A problem about laplace

[bfaskiplar]

hi guys

i cannot solve this.

say that y'' + y = g(t) derive the formula y(t) = c1*cost + c2*sint + convolution of sint and g(t)

[jackmell]

Either solve it via variation of parameters or since you mentioned laplace, take the laplace transform of both sides:

\mathcal{L}\left\{y''+y=f(x)\right\}

and letting:

\mathcal{L}\left\{y\right\}=\widetilde{y}

solve for \widetilde{y}, invert, and use the convolution theorem to express the solution in terms of a convolution.

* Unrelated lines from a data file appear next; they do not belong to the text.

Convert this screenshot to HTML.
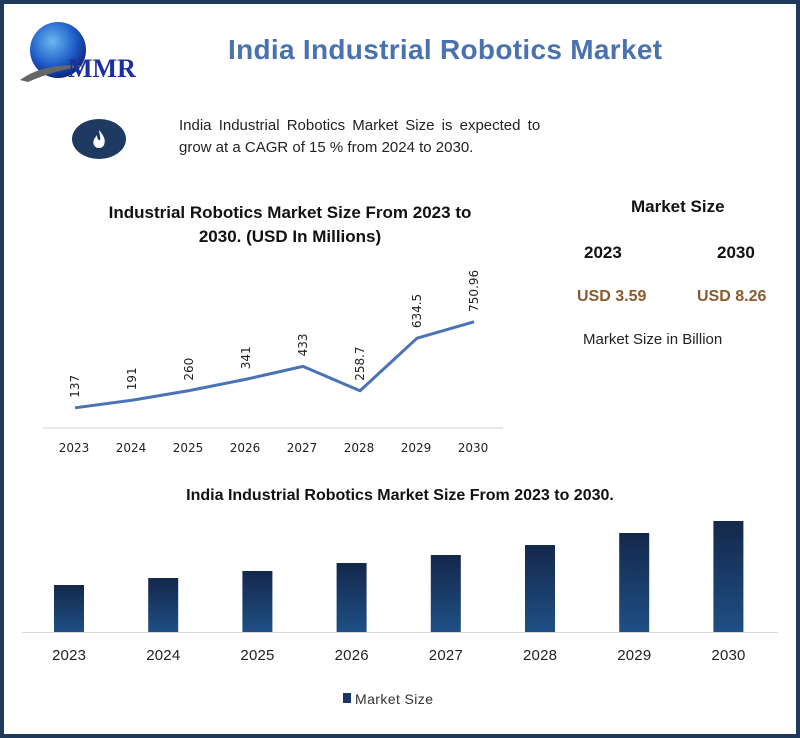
<!DOCTYPE html>
<html><head><meta charset="utf-8">
<style>
html,body{margin:0;padding:0;background:#fff;}
body{width:800px;height:738px;position:relative;overflow:hidden;font-family:"Liberation Sans",sans-serif;}
#frame{position:absolute;left:0;top:0;width:792px;height:730px;border:4px solid #1f3a5a;}
.t{position:absolute;white-space:nowrap;}
</style></head>
<body>
<div id="frame"></div>
<svg width="800" height="738" style="position:absolute;left:0;top:0">
  <defs>
    <radialGradient id="globe" cx="40%" cy="35%" r="70%"><stop offset="0" stop-color="#6ab8f0"/><stop offset="0.6" stop-color="#1e5cc8"/><stop offset="1" stop-color="#0a1f70"/></radialGradient>
    <linearGradient id="barg" x1="0" y1="0" x2="0" y2="1"><stop offset="0" stop-color="#14284a"/><stop offset="1" stop-color="#1f4f85"/></linearGradient>
  </defs>
  <g>
    <circle cx="58" cy="50" r="28" fill="url(#globe)"/>
    <path d="M20,80 Q45,62 85,66 Q55,70 28,82 Z" fill="#666"/>
    <text x="68" y="77" font-family="Liberation Serif" font-weight="bold" font-size="26" fill="#1b2fa0">MMR</text>
  </g>
  <g>
    <ellipse cx="99" cy="139" rx="27" ry="20" fill="#1f3a60"/>
    <path d="M99,130 C104,136 106,140 104,145 C102,149 96,149 94,145 C92,141 95,138 97,135 C97,139 99,141 100,140 C101,137 99,133 99,130 Z" fill="#fff"/>
  </g>
  <g id="line-chart"></g>
  <g id="bar-chart"></g>
</svg>

<div class="t" style="left:228px;top:34px;font-size:28px;font-weight:bold;color:#4a72b0;letter-spacing:0.3px;">India Industrial Robotics Market</div>
<div class="t" style="left:179px;top:115px;font-size:15px;color:#222;line-height:22px;word-spacing:3px;">India Industrial Robotics Market Size is expected to<br><span style="word-spacing:0">grow at a CAGR of 15 % from 2024 to 2030.</span></div>
<div class="t" style="left:80px;top:201px;width:420px;text-align:center;font-size:17px;font-weight:bold;color:#111;line-height:24px;white-space:normal;">Industrial Robotics Market Size From 2023 to<br>2030. (USD In Millions)</div>
<div class="t" style="left:631px;top:197px;font-size:17px;font-weight:bold;color:#111;">Market Size</div>
<div class="t" style="left:584px;top:243px;font-size:17px;font-weight:bold;color:#111;">2023</div>
<div class="t" style="left:717px;top:243px;font-size:17px;font-weight:bold;color:#111;">2030</div>
<div class="t" style="left:577px;top:288px;font-size:16px;font-weight:bold;color:#8c5a2c;">USD 3.59</div>
<div class="t" style="left:697px;top:288px;font-size:16px;font-weight:bold;color:#8c5a2c;">USD 8.26</div>
<div class="t" style="left:583px;top:331px;font-size:15px;color:#222;">Market Size in Billion</div>
<div class="t" style="left:0;width:800px;text-align:center;top:487px;font-size:16px;font-weight:bold;color:#111;">India Industrial Robotics Market Size From 2023 to 2030.</div>

<script>
const lineYears = ["2023","2024","2025","2026","2027","2028","2029","2030"];
const lineValues = [137,191,260,341,433,258.7,634.5,750.96];
const lineLabels = ["137","191","260","341","433","258.7","634.5","750.96"];
const barYears = ["2023","2024","2025","2026","2027","2028","2029","2030"];
const barValues = [47,54,61,69,77,87,99,111];

const NS="http://www.w3.org/2000/svg";
function mk(tag, attrs, parent){const e=document.createElementNS(NS,tag);for(const k in attrs)e.setAttribute(k,attrs[k]);parent.appendChild(e);return e;}

const lg=document.getElementById('line-chart');
const lx=i=>75+i*57;
const ly=v=>427-v*0.14;
const axis=mk('line',{x1:43,x2:503,y1:428,y2:428,stroke:'#d0d0d0','stroke-width':1},lg);


const pts=lineValues.map((v,i)=>lx(i)+','+ly(v)).join(' ');
const pl=mk('polyline',{points:pts,fill:'none',stroke:'#4a72b8','stroke-width':3,'stroke-linejoin':'round'},lg);


lineValues.forEach((v,i)=>{
  const x=lx(i), y=ly(v)-10;
  const t=mk('text',{x:x+4,y:y,transform:`rotate(-90 ${x+4} ${y})`,'font-size':12,fill:'#222','font-family':'DejaVu Sans, sans-serif'},lg);
  t.textContent=lineLabels[i];
  
  
  const yt=mk('text',{x:x-1,y:452,'text-anchor':'middle','font-size':12,fill:'#222','font-family':'DejaVu Sans, sans-serif'},lg);
  yt.textContent=lineYears[i];
  
  
});

const bg=document.getElementById('bar-chart');
const bx=i=>69+i*94.2;
const by=v=>632-v;
const bax=mk('line',{x1:22,x2:778,y1:632.5,y2:632.5,stroke:'#d8d8d8','stroke-width':1},bg);


barValues.forEach((v,i)=>{
  const r=mk('rect',{x:bx(i)-15,y:by(v),width:30,height:632-by(v),fill:'url(#barg)'},bg);
  
  
  const t=mk('text',{x:bx(i),y:660,'text-anchor':'middle','font-size':15,fill:'#222','textLength':34},bg);
  t.textContent=barYears[i];
  
  
});
const lsw=mk('rect',{x:343,y:693,width:8,height:10,fill:'#1a3560'},bg);


const lt=mk('text',{x:355,y:704,'font-size':14,fill:'#333','textLength':78},bg);
lt.textContent='Market Size';


</script>
</body></html>
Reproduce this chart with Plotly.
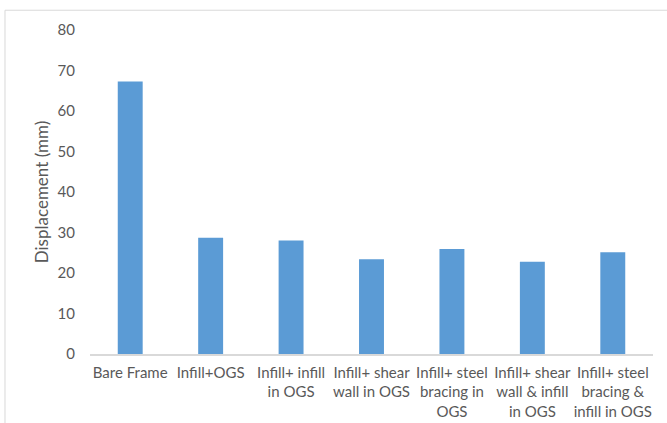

Look in any DE text book and this problem will be solved both ways.

[Dickfore]

Use the method of variation of arbitrary constants. The solution to the homogeneous equation is:


y_{0}(t) = C_{1} \, \cos{t} + C_{2} \, \sin{t}


Then, assume C_{i} \rightarrow C_{i}(t), i = 1, 2 where these functions satisfy the following conditions:


\left[\begin{array}{cc}
\cos{t} & \sin{t} \\

-\sin{t} & \cos{t}
\end{array}\right] \cdot \left[\begin{array}{c}
C'_{1}(t) \\

C'_{2}(t)
\end{array}\right] = \left[\begin{array}{c}
0 \\
g(t)
\end{array}\right]


The solution for C'_{i}(t) is:


\left[\begin{array}{c}
C'_{1}(t) \\

C'_{2}(t)
\end{array}\right] = \left[\begin{array}{cc}
\cos{t} & -\sin{t} \\

\sin{t} & \cos{t}
\end{array}\right] \cdot \left[\begin{array}{c}
0 \\
g(t)
\end{array}\right] = \left[\begin{array}{c}
-\sin{t} \, g(t) \\

\cos{t} \, g(t)
\end{array}\right]


One integration gives the following:


C_{1}(t) = C_{1} - \int_{t_{0}}^{t}{g(t') \, \sin{t'} \, dt'}



C_{2}(t) = C_{2} + \int_{t_{0}}^{t}{g(t') \, \cos{t'} \, dt'}


Substituting this into the expression for the general solution, one gets:


y(t) = C_{1} \, \cos{t} + C_{2} \, \sin{t} + \int_{t_{0}}^{t}{g(t') \, \left(\sin{t} \, \cos{t'} - \cos{t} \, \sin{t'}\right) \, dt' \right)}


where, the integrating constants C_{1/2}, are determined from the initial conditions:


y(t_{0}) = C_{1}



y'(t_{0}) = C_{2}


Using the addition theorem for the sine function:


\sin{(t - t')} = \sin{t} \, \cos{t'} - \cos{t} \, \sin{t'}


we see that the above integral can be written as:


\int_{t_{0}}^{t}{g(t') \, \sin{(t - t')} \, dt'}


Take t_{0} = 0 and compare with the definition for convolution, you will get your desired result.